To be done: Return the data exactly, with all pictures removed.

--

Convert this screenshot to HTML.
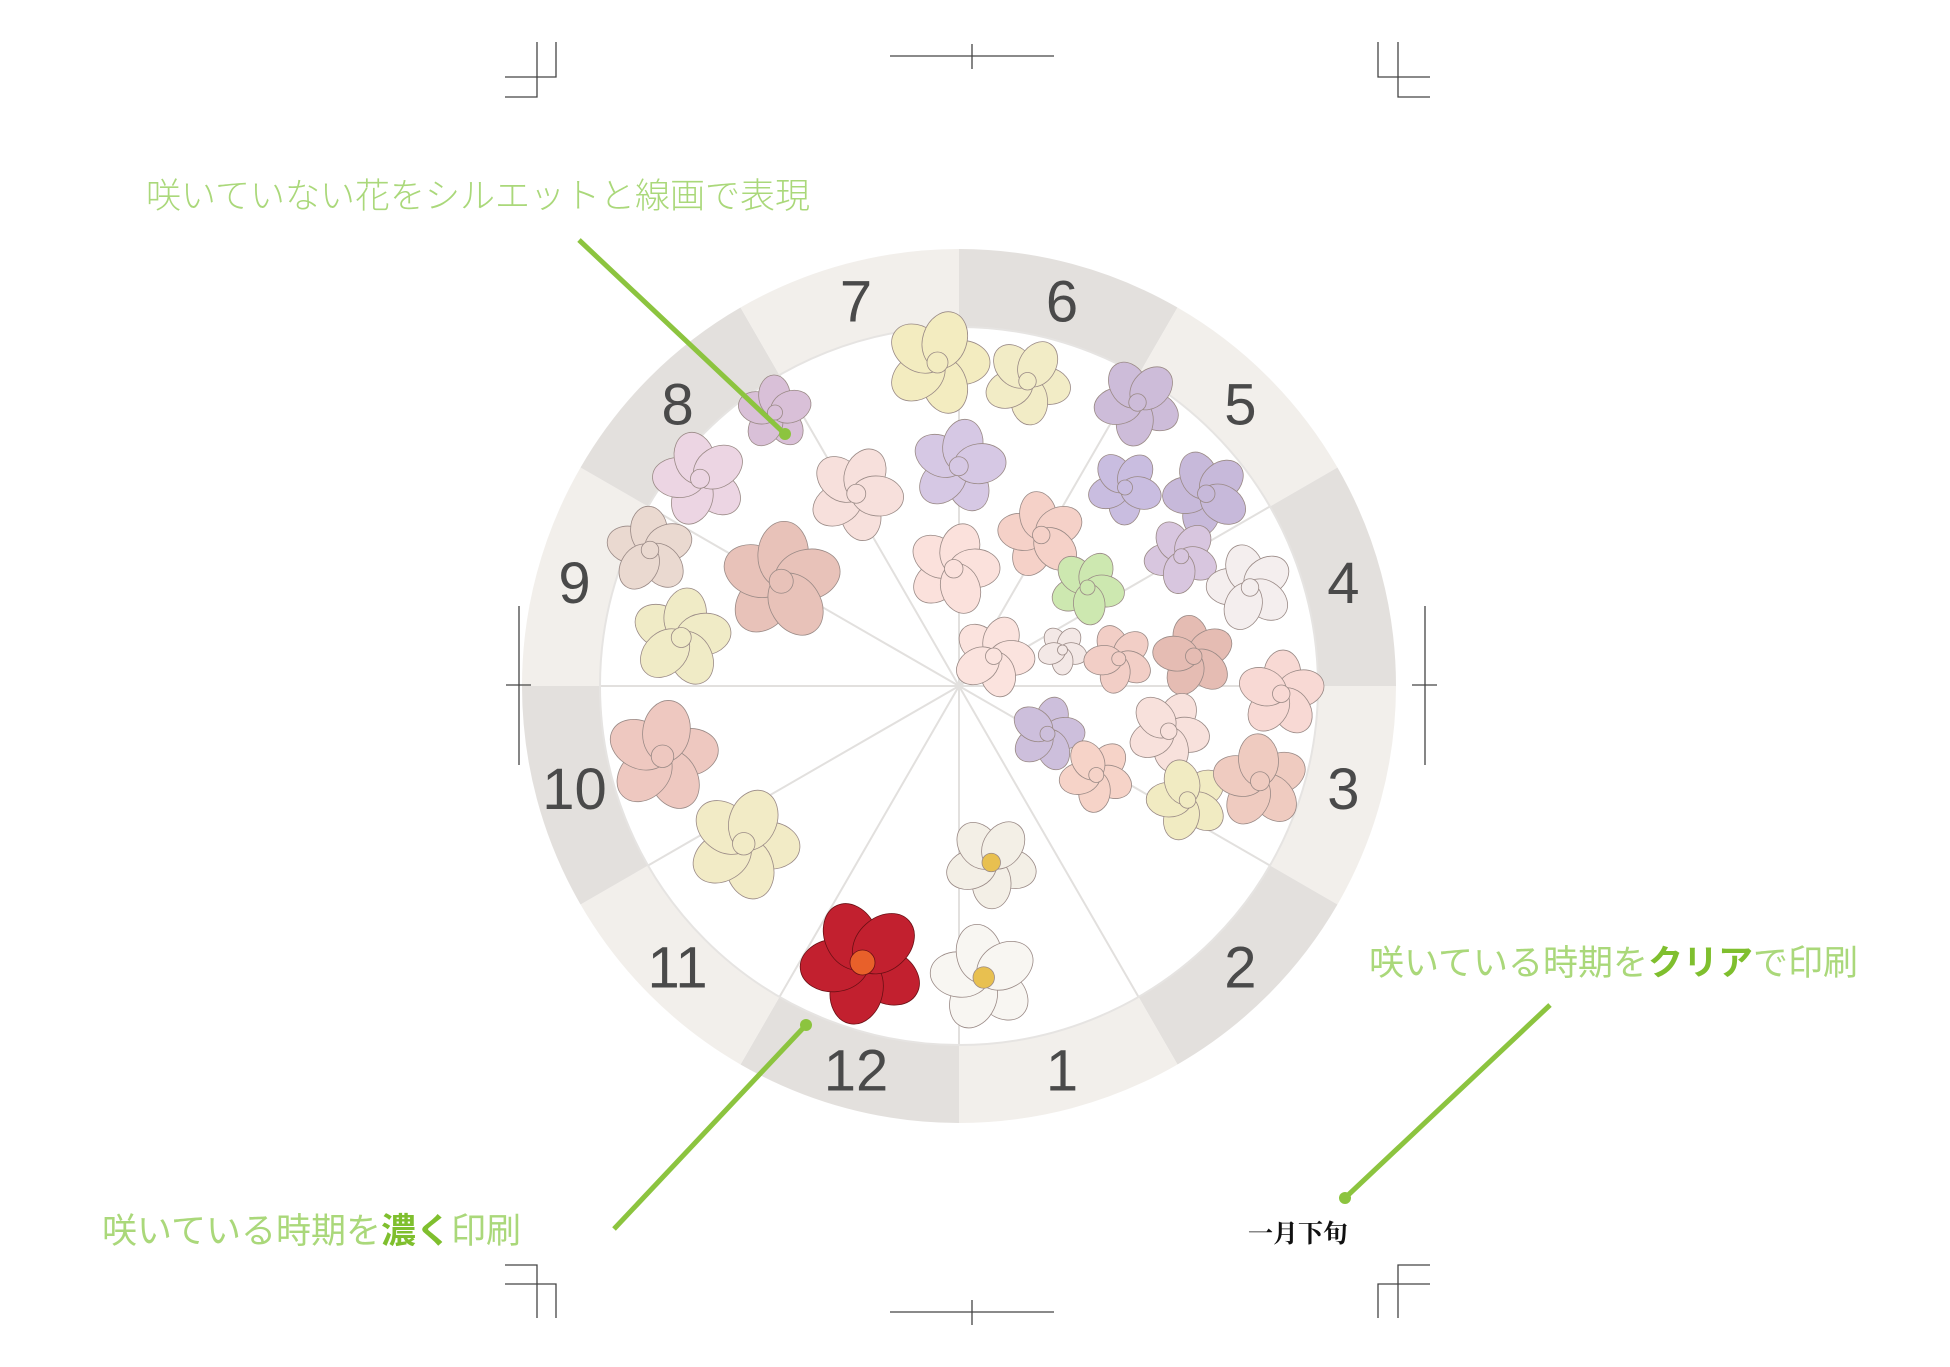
<!DOCTYPE html>
<html><head><meta charset="utf-8"><style>
html,body{margin:0;padding:0;background:#fff}
svg{display:block}
</style></head><body>
<svg id="chart" width="1950" height="1367" viewBox="0 0 1950 1367" xmlns="http://www.w3.org/2000/svg">
<g id="ring"></g>
<g id="spokes"></g>
<g id="flowers"></g>
<g id="labels"></g>
<g stroke="#444" stroke-width="1.3" fill="none">
 <path d="M537 42V97H505M556 42V77H505"/>
 <path d="M1398 42V97H1430M1378 42V77H1430"/>
 <path d="M537 1318V1265H505M556 1318V1284H505"/>
 <path d="M1398 1318V1265H1430M1378 1318V1284H1430"/>
 <path d="M890 56H1054M972 44V69"/>
 <path d="M890 1312H1054M972 1300V1325"/>
 <path d="M519 606V765M506 685H531"/>
 <path d="M1425 606V765M1412 685H1437"/>
</g>
<g>
 <text x="146" y="208" font-family="Liberation Sans,Noto Sans CJK JP,sans-serif" font-size="35" fill="#aad87a" font-weight="300">咲いていない花をシルエットと線画で表現</text>
 <line x1="579" y1="240" x2="785" y2="434" stroke="#8cc43f" stroke-width="5"/>
 <circle cx="785" cy="434" r="6" fill="#8cc43f"/>
</g>
<g>
 <text x="1369" y="975" font-family="Liberation Sans,Noto Sans CJK JP,sans-serif" font-size="35" fill="#aad87a">咲いている時期を<tspan fill="#7fbf2e" font-weight="bold">クリア</tspan>で印刷</text>
 <line x1="1550" y1="1005" x2="1345" y2="1198" stroke="#8cc43f" stroke-width="5"/>
 <circle cx="1345" cy="1198" r="6" fill="#8cc43f"/>
</g>
<g>
 <text x="102" y="1243" font-family="Liberation Sans,Noto Sans CJK JP,sans-serif" font-size="35" fill="#aad87a">咲いている時期を<tspan fill="#7fbf2e" font-weight="bold">濃く</tspan>印刷</text>
 <line x1="614" y1="1229" x2="806" y2="1025" stroke="#8cc43f" stroke-width="5"/>
 <circle cx="806" cy="1025" r="6" fill="#8cc43f"/>
</g>
<text x="1248" y="1242" font-family="Liberation Serif,Noto Serif CJK SC,serif" font-size="25" font-weight="bold" fill="#111">一月下旬</text>
</svg>
<script>
const months=[6,5,4,3,2,1,12,11,10,9,8,7];
const darkMonths=[6,4,2,12,10,8];
const flowerColors=["#f3ecc0","#f2ecc6","#cdbcd9","#ecd5e3","#d9c0d8","#d6c8e4","#f7e0dc","#c9bde0","#c7b9da","#f5d1c8","#e8c2b9","#fbe1dc","#cde8b0","#d8c6df","#f4eeee","#ead9d0","#f0ebc6","#fbe3de","#f3e8e6","#f2cec6","#e5bcb3","#f8d9d4","#cdbfdc","#f8e1dc","#f6d3c8","#f1ebc2","#efcbc0","#eec8c0","#f2ebc6","#f3efe6","#c2202f","#f8f6f2"];
const flowerX=[750,822,910,560,620,767,685,900,965,833,625,763,870,945,1000,520,545,795,850,895,955,1025,838,935,877,950,1008,530,595,793,690,787];
const flowerY=[290,305,322,383,330,373,395,390,395,428,465,455,470,445,470,440,510,525,520,527,525,555,587,585,620,640,625,605,675,690,770,782];
const flowerR=[42,35,35,38,30,38,38,30,35,35,48,37,30,30,35,35,40,33,20,28,33,35,30,33,30,33,38,45,45,37,50,43];
const NS="http://www.w3.org/2000/svg";
const cx=959,cy=686,Ro=437,Ri=359;
function pt(a,r){const t=(a-90)*Math.PI/180;return [cx+r*Math.cos(t),cy+r*Math.sin(t)];}
const ring=document.getElementById('ring'),sp=document.getElementById('spokes'),lb=document.getElementById('labels'),fl=document.getElementById('flowers');
months.forEach((m,i)=>{
 const a0=i*30,a1=a0+30;
 const p1=pt(a0,Ro),p2=pt(a1,Ro),p3=pt(a1,Ri),p4=pt(a0,Ri);
 const p=document.createElementNS(NS,'path');
 p.setAttribute('d',`M${p1}A${Ro} ${Ro} 0 0 1 ${p2}L${p3}A${Ri} ${Ri} 0 0 0 ${p4}Z`);
 p.setAttribute('fill',darkMonths.includes(m)?'#e3e0dd':'#f2efeb');
 
 
 ring.appendChild(p);
 const e=pt(a0,Ri);
 const l=document.createElementNS(NS,'line');
 l.setAttribute('x1',cx);l.setAttribute('y1',cy);l.setAttribute('x2',e[0]);l.setAttribute('y2',e[1]);
 l.setAttribute('stroke','#e2e0de');l.setAttribute('stroke-width','2');
 
 
 sp.appendChild(l);
 const c=pt(a0+15,(Ro+Ri)/2);
 const t=document.createElementNS(NS,'text');
 t.setAttribute('x',c[0]);t.setAttribute('y',c[1]+20);t.setAttribute('text-anchor','middle');
 t.setAttribute('font-family','Liberation Sans,sans-serif');t.setAttribute('font-size','58');t.setAttribute('fill','#4a4a4a');
 t.textContent=m;
 
 
 lb.appendChild(t);
});
const ic=document.createElementNS(NS,'circle');
ic.setAttribute('cx',cx);ic.setAttribute('cy',cy);ic.setAttribute('r',Ri);ic.setAttribute('fill','none');ic.setAttribute('stroke','#e6e4e2');ic.setAttribute('stroke-width','2');


sp.appendChild(ic);
flowerColors.forEach((col,i)=>{
 const x=flowerX[i]*1.25,y=flowerY[i]*1.25,r=flowerR[i]*1.25;
 const g=document.createElementNS(NS,'g');
 
 
 const stroke=i===30?'#6a0f14':'#9a8a86';
 for(let k=0;k<5;k++){
  const e=document.createElementNS(NS,'ellipse');
  const a=k*72+i*13;
  const q=[x+r*0.45*Math.cos(a*Math.PI/180),y+r*0.45*Math.sin(a*Math.PI/180)];
  e.setAttribute('cx',q[0]);e.setAttribute('cy',q[1]);e.setAttribute('rx',r*0.55);e.setAttribute('ry',r*0.42);
  e.setAttribute('transform',`rotate(${a} ${q[0]} ${q[1]})`);
  e.setAttribute('fill',col);e.setAttribute('stroke',stroke);e.setAttribute('stroke-width','0.8');
  g.appendChild(e);
 }
 const c=document.createElementNS(NS,'circle');
 c.setAttribute('cx',x);c.setAttribute('cy',y);c.setAttribute('r',r*0.2);
 c.setAttribute('fill',i===30?'#e8602a':(i===29||i===31)?'#e8c050':col);c.setAttribute('stroke',stroke);c.setAttribute('stroke-width','0.8');
 g.appendChild(c);
 fl.appendChild(g);
});
</script>
</body></html>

--

Exercise result:
Convert this screenshot to HTML.
<!DOCTYPE html>
<html><head><meta charset="utf-8"><style>
html,body{margin:0;padding:0;background:#fff}
svg{display:block}
</style></head><body>
<svg id="chart" width="1950" height="1367" viewBox="0 0 1950 1367" xmlns="http://www.w3.org/2000/svg">
<g id="ring"></g>
<g id="spokes"></g>
<g id="flowers"></g>
<g id="labels"></g>
<g stroke="#444" stroke-width="1.3" fill="none">
 <path d="M537 42V97H505M556 42V77H505"/>
 <path d="M1398 42V97H1430M1378 42V77H1430"/>
 <path d="M537 1318V1265H505M556 1318V1284H505"/>
 <path d="M1398 1318V1265H1430M1378 1318V1284H1430"/>
 <path d="M890 56H1054M972 44V69"/>
 <path d="M890 1312H1054M972 1300V1325"/>
 <path d="M519 606V765M506 685H531"/>
 <path d="M1425 606V765M1412 685H1437"/>
</g>
<g>
 <text x="146" y="208" font-family="Liberation Sans,Noto Sans CJK JP,sans-serif" font-size="35" fill="#aad87a" font-weight="300">咲いていない花をシルエットと線画で表現</text>
 <line x1="579" y1="240" x2="785" y2="434" stroke="#8cc43f" stroke-width="5"/>
 <circle cx="785" cy="434" r="6" fill="#8cc43f"/>
</g>
<g>
 <text x="1369" y="975" font-family="Liberation Sans,Noto Sans CJK JP,sans-serif" font-size="35" fill="#aad87a">咲いている時期を<tspan fill="#7fbf2e" font-weight="bold">クリア</tspan>で印刷</text>
 <line x1="1550" y1="1005" x2="1345" y2="1198" stroke="#8cc43f" stroke-width="5"/>
 <circle cx="1345" cy="1198" r="6" fill="#8cc43f"/>
</g>
<g>
 <text x="102" y="1243" font-family="Liberation Sans,Noto Sans CJK JP,sans-serif" font-size="35" fill="#aad87a">咲いている時期を<tspan fill="#7fbf2e" font-weight="bold">濃く</tspan>印刷</text>
 <line x1="614" y1="1229" x2="806" y2="1025" stroke="#8cc43f" stroke-width="5"/>
 <circle cx="806" cy="1025" r="6" fill="#8cc43f"/>
</g>
<text x="1248" y="1242" font-family="Liberation Serif,Noto Serif CJK SC,serif" font-size="25" font-weight="bold" fill="#111">一月下旬</text>
</svg>
<script>
const months=[6,5,4,3,2,1,12,11,10,9,8,7];
const darkMonths=[6,4,2,12,10,8];
const flowerColors=["#f3ecc0","#f2ecc6","#cdbcd9","#ecd5e3","#d9c0d8","#d6c8e4","#f7e0dc","#c9bde0","#c7b9da","#f5d1c8","#e8c2b9","#fbe1dc","#cde8b0","#d8c6df","#f4eeee","#ead9d0","#f0ebc6","#fbe3de","#f3e8e6","#f2cec6","#e5bcb3","#f8d9d4","#cdbfdc","#f8e1dc","#f6d3c8","#f1ebc2","#efcbc0","#eec8c0","#f2ebc6","#f3efe6","#c2202f","#f8f6f2"];
const flowerX=[750,822,910,560,620,767,685,900,965,833,625,763,870,945,1000,520,545,795,850,895,955,1025,838,935,877,950,1008,530,595,793,690,787];
const flowerY=[290,305,322,383,330,373,395,390,395,428,465,455,470,445,470,440,510,525,520,527,525,555,587,585,620,640,625,605,675,690,770,782];
const flowerR=[42,35,35,38,30,38,38,30,35,35,48,37,30,30,35,35,40,33,20,28,33,35,30,33,30,33,38,45,45,37,50,43];
const NS="http://www.w3.org/2000/svg";
const cx=959,cy=686,Ro=437,Ri=359;
function pt(a,r){const t=(a-90)*Math.PI/180;return [cx+r*Math.cos(t),cy+r*Math.sin(t)];}
const ring=document.getElementById('ring'),sp=document.getElementById('spokes'),lb=document.getElementById('labels'),fl=document.getElementById('flowers');
months.forEach((m,i)=>{
 const a0=i*30,a1=a0+30;
 const p1=pt(a0,Ro),p2=pt(a1,Ro),p3=pt(a1,Ri),p4=pt(a0,Ri);
 const p=document.createElementNS(NS,'path');
 p.setAttribute('d',`M${p1}A${Ro} ${Ro} 0 0 1 ${p2}L${p3}A${Ri} ${Ri} 0 0 0 ${p4}Z`);
 p.setAttribute('fill',darkMonths.includes(m)?'#e3e0dd':'#f2efeb');
 
 
 ring.appendChild(p);
 const e=pt(a0,Ri);
 const l=document.createElementNS(NS,'line');
 l.setAttribute('x1',cx);l.setAttribute('y1',cy);l.setAttribute('x2',e[0]);l.setAttribute('y2',e[1]);
 l.setAttribute('stroke','#e2e0de');l.setAttribute('stroke-width','2');
 
 
 sp.appendChild(l);
 const c=pt(a0+15,(Ro+Ri)/2);
 const t=document.createElementNS(NS,'text');
 t.setAttribute('x',c[0]);t.setAttribute('y',c[1]+20);t.setAttribute('text-anchor','middle');
 t.setAttribute('font-family','Liberation Sans,sans-serif');t.setAttribute('font-size','58');t.setAttribute('fill','#4a4a4a');
 t.textContent=m;
 
 
 lb.appendChild(t);
});
const ic=document.createElementNS(NS,'circle');
ic.setAttribute('cx',cx);ic.setAttribute('cy',cy);ic.setAttribute('r',Ri);ic.setAttribute('fill','none');ic.setAttribute('stroke','#e6e4e2');ic.setAttribute('stroke-width','2');


sp.appendChild(ic);
flowerColors.forEach((col,i)=>{
 const x=flowerX[i]*1.25,y=flowerY[i]*1.25,r=flowerR[i]*1.25;
 const g=document.createElementNS(NS,'g');
 
 
 const stroke=i===30?'#6a0f14':'#9a8a86';
 for(let k=0;k<5;k++){
  const e=document.createElementNS(NS,'ellipse');
  const a=k*72+i*13;
  const q=[x+r*0.45*Math.cos(a*Math.PI/180),y+r*0.45*Math.sin(a*Math.PI/180)];
  e.setAttribute('cx',q[0]);e.setAttribute('cy',q[1]);e.setAttribute('rx',r*0.55);e.setAttribute('ry',r*0.42);
  e.setAttribute('transform',`rotate(${a} ${q[0]} ${q[1]})`);
  e.setAttribute('fill',col);e.setAttribute('stroke',stroke);e.setAttribute('stroke-width','0.8');
  g.appendChild(e);
 }
 const c=document.createElementNS(NS,'circle');
 c.setAttribute('cx',x);c.setAttribute('cy',y);c.setAttribute('r',r*0.2);
 c.setAttribute('fill',i===30?'#e8602a':(i===29||i===31)?'#e8c050':col);c.setAttribute('stroke',stroke);c.setAttribute('stroke-width','0.8');
 g.appendChild(c);
 fl.appendChild(g);
});
</script>
</body></html>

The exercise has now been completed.